Macron comme de Gaulle en 1960
En clair, même si les déclarations d’Abidjan marquent un tournant historique dans la réforme du Cfa, créé en 1945, elles ne répondent pas encore complètement aux aspirations de la jeunesse qui veut rompre avec tous les liens qui maintiennent l’Afrique dans la misère. En cela, Ouattara a ”trahi”, accusent les internautes sur les réseaux sociaux. Il est « triste de constater, encore une fois, que Ouattara a trahi les peuples ouest-africains qui voulaient s’offrir une bonne monnaie, l’Eco, dans la Cedeao et auxquels il vient de voler leur rêve d’intégration monétaire, en sacrifiant cet espoir à un vestige de l’esclavage qui a pris les avatars de la colonisation et qui, moribond, cherchait une source vivifiante pour rebondir », fait écho Mamadou Koulibaly. Même condamnation chez le professeur de l’université Ouaga II, Illy Ousséni. Le fait qu’on se retrouve avec une autre ”Eco-Uemoa” alors qu’une monnaie du même nom était envisagée par la Cedeao constitue pour lui un “télescopage” qui “dénature complètement le projet de la CEDEAO, s’il ne le compromet pas tout simplement”. “En lieu et place d’un processus inclusif et endogène comme voulu au départ, on se retrouve avec un « Eco » décidé par l’UEMOA (ou plus exactement par la Côte d’Ivoire et la France) auquel on demande maintenant aux autres pays de la CEDEAO d’adhérer ; toute chose qui me semble inimaginable pour certains pays comme le Nigéria, que je vois mal adhérer à une monnaie dont les termes ont été fixés par la Côte d’Ivoire et la France. On est donc parti pour une division des pays de la CEDEAO entre d’une part, ceux qui vont accepter cette nouvelle donne et d’autre part, ceux qui vont la rejeter, mettant ainsi un terme au processus de l’Eco (le vrai)”, a-t-il écrit.

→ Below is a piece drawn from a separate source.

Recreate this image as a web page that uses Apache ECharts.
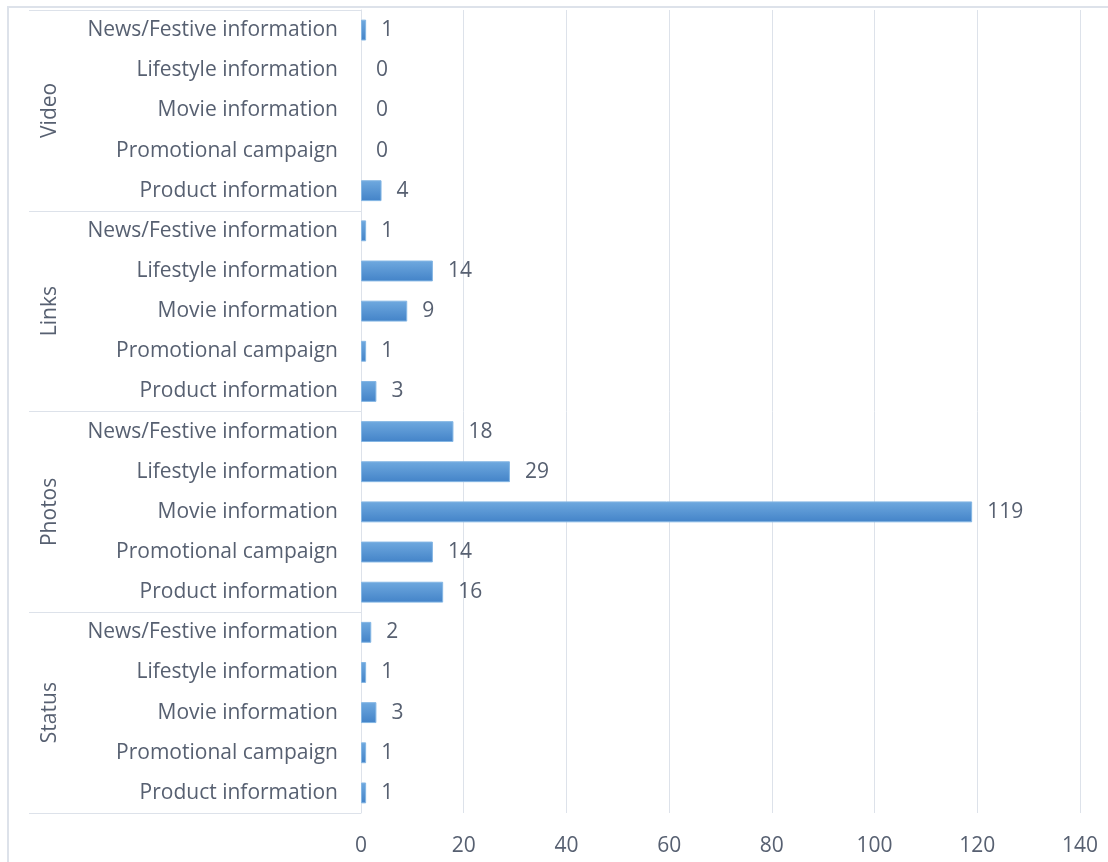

Somme toute, ce qui s’est passé à Abidjan ressemble point pour point à la manière dont de Gaulle avait distribué aux pays afrcains les indépendances en 1960, pour que plus de 50 ans ceux-ci s’apercoivent être plus que jamais dominés politiquement, miltairement et économiquement. En clair les espoirs d’une souveraineté monétaire africaine sont encore loin.